On Similarity Measures Between Pythagorean Fuzzy Sets Derived from Overlap and Grouping Functions

In 2013, Yager introduced the theory of Pythagorean fuzzy set (PFS) to generalize the application range of fuzzy sets. Compared with fuzzy set and intuitionistic fuzzy set (IFS), PFS is more capable to handle uncertainty in the real world. Similarity measure is an important topic in the theory of PFS and has been applied in various fields, such as classification, clustering, decision making, and so on. Meanwhile, overlap and grouping functions, as two novel continuous binary aggregation functions, have been discussed in the literature for applications in image processing, decision making, classification and so on. The main purpose of this paper is to construct similarity measures between PFSs based on overlap and grouping functions.

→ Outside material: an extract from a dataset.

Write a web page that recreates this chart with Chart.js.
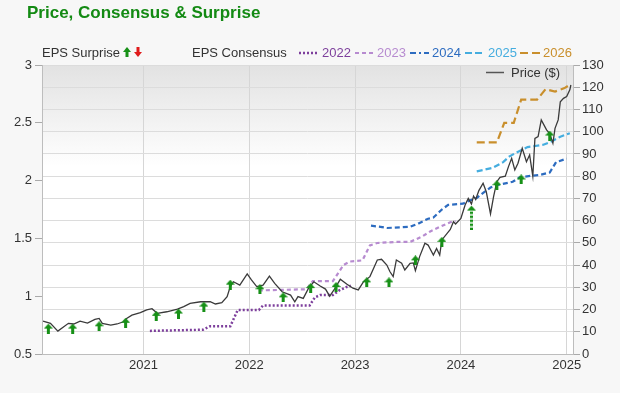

Firstly, on the basis of overlap and grouping functions, we introduce two novel construction methods of similarity measure between PFSs, called O-similarity measure and G-similarity measure, respectively. Secondly, we use some numerical examples to illustrate characteristics of O-similarity measure in detail. Finally, we show the applications of O-similarity measure in classification and clustering to demonstrate effectiveness and superiority of the proposed methods in the environment of expert assessments and data sets. The results of experiments show that O-similarity measure has better performance than some existing similarity measures under some conditions.